From the entries provided below, copy each line that contains the word "this".

▶ [ROWS]
»»
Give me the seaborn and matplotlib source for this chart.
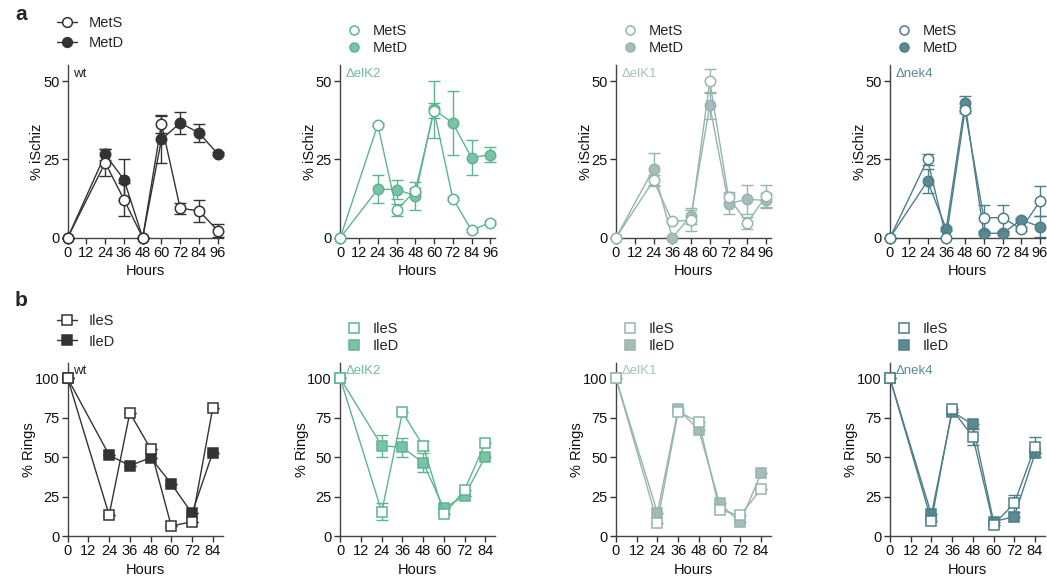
««
»»
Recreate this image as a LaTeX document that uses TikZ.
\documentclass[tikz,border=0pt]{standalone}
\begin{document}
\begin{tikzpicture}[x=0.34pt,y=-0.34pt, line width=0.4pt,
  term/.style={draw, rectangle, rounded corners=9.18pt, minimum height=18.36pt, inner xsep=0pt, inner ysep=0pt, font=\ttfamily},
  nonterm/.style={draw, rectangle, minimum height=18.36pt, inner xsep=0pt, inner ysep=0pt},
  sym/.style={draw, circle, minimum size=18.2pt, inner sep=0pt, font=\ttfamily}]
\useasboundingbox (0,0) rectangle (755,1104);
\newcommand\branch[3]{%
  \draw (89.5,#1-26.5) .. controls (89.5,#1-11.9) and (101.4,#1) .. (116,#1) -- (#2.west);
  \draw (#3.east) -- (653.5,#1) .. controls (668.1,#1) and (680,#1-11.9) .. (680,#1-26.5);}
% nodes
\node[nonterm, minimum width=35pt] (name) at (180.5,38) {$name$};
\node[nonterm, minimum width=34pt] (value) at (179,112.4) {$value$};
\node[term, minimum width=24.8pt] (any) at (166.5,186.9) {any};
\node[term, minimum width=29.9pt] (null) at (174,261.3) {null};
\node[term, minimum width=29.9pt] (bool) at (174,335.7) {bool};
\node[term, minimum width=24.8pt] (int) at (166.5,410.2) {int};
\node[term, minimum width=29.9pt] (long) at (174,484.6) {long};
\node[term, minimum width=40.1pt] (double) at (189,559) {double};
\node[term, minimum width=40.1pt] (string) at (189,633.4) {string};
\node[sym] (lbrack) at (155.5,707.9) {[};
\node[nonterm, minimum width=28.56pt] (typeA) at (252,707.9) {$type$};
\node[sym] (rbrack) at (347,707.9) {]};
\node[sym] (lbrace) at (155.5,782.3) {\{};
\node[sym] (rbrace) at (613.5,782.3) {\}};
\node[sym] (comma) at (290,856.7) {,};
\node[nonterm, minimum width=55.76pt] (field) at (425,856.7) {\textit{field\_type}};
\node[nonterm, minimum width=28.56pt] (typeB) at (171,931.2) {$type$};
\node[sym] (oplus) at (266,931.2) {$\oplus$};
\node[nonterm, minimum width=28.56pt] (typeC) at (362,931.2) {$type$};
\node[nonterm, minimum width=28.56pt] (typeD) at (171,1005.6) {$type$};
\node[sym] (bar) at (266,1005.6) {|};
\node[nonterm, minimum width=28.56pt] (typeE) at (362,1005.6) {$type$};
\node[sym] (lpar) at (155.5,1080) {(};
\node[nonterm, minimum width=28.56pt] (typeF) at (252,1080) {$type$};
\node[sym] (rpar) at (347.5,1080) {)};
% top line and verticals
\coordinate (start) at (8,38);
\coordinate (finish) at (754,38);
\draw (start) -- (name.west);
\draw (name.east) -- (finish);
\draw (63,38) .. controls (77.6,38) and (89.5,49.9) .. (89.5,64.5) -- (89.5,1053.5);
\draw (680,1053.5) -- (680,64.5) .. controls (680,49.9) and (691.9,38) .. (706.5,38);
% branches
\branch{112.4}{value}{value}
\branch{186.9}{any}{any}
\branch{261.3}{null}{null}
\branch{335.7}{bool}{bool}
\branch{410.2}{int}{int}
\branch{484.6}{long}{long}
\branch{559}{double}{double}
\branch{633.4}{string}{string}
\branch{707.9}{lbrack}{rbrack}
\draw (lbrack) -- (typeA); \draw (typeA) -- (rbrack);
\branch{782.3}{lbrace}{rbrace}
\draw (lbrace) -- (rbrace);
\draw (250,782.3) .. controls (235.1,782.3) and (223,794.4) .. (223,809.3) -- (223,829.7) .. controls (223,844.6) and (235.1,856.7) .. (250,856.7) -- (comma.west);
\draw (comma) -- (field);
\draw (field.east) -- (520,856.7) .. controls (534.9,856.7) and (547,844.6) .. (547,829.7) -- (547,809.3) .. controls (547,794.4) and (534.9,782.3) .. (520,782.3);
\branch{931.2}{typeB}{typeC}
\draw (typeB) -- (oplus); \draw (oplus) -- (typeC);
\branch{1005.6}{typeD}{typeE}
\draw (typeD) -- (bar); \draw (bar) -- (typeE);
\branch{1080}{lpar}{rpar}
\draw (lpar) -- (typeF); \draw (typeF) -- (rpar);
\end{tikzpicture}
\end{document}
««
»»
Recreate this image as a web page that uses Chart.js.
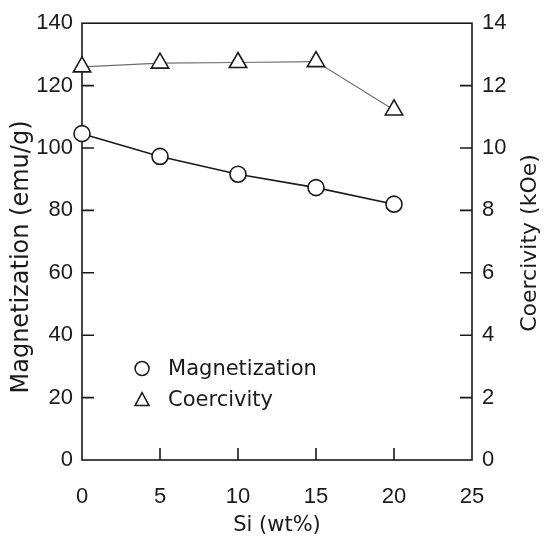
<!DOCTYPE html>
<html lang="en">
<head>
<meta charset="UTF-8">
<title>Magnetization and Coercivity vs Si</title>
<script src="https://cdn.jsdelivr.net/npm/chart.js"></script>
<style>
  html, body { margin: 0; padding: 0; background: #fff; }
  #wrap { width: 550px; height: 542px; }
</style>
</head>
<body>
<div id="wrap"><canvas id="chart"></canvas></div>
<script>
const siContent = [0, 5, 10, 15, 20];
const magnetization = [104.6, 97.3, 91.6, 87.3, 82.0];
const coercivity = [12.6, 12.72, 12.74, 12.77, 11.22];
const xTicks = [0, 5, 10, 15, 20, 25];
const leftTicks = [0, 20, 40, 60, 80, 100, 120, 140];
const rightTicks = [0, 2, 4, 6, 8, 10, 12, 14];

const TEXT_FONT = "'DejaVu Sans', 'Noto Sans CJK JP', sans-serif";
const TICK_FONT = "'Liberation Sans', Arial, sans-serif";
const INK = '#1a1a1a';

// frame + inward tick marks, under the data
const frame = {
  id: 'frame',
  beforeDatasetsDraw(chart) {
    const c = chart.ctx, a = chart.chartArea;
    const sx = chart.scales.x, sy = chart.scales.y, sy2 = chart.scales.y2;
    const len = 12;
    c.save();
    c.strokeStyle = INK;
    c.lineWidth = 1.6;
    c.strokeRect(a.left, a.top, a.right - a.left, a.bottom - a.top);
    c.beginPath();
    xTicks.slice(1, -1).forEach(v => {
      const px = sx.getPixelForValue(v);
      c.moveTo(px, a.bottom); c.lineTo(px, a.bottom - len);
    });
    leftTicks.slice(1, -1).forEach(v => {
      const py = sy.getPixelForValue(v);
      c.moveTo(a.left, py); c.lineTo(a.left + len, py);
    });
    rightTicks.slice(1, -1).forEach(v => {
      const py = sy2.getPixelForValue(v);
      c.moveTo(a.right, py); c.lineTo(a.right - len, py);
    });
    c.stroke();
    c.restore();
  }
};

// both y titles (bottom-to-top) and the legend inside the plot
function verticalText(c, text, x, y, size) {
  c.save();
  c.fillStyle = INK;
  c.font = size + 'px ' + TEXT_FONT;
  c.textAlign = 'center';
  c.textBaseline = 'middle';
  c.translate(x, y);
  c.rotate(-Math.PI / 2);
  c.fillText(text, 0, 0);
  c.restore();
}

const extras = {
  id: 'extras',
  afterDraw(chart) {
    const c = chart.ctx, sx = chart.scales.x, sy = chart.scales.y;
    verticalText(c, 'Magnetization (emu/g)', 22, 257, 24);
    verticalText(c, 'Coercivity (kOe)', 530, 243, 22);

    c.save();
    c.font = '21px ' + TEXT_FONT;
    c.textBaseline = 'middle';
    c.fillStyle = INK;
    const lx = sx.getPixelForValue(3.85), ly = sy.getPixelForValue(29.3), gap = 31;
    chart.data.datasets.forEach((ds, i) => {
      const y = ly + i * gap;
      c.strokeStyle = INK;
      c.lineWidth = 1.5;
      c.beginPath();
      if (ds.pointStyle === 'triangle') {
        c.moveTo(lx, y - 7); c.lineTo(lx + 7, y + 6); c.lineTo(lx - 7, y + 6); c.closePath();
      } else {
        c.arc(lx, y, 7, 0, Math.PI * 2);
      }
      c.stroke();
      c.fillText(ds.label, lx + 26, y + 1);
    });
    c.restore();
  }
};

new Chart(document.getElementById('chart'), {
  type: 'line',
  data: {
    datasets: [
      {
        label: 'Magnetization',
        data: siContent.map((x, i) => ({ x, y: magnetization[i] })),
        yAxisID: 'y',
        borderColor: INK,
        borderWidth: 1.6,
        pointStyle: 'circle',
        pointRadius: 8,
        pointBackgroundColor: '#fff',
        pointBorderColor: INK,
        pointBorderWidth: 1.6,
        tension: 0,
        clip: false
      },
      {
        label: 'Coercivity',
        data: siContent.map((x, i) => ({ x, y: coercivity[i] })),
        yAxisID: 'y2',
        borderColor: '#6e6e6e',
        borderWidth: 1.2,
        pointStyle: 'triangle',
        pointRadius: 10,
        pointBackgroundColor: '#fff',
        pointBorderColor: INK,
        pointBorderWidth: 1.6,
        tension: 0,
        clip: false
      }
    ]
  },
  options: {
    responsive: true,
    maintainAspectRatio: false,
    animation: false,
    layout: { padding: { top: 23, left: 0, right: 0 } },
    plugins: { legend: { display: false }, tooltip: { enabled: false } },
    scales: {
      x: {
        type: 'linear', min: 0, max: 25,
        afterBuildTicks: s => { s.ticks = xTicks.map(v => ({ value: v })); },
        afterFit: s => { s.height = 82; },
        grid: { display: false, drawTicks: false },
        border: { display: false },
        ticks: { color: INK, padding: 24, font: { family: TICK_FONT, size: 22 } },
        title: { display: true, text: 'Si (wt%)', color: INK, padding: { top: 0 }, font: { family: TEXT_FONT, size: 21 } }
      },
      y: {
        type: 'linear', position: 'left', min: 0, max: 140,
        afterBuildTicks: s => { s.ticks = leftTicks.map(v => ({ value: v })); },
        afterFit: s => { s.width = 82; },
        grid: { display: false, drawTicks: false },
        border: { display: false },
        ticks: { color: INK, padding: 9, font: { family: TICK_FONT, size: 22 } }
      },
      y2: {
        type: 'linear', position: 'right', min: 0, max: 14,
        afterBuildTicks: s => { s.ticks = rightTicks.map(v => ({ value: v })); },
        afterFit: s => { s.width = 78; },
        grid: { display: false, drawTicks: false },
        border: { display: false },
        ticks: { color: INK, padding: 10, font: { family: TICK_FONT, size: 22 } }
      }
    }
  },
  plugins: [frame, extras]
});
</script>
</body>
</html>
««
▶ [THE OUTPUT]
Give me the seaborn and matplotlib source for this chart.
Recreate this image as a LaTeX document that uses TikZ.
Recreate this image as a web page that uses Chart.js.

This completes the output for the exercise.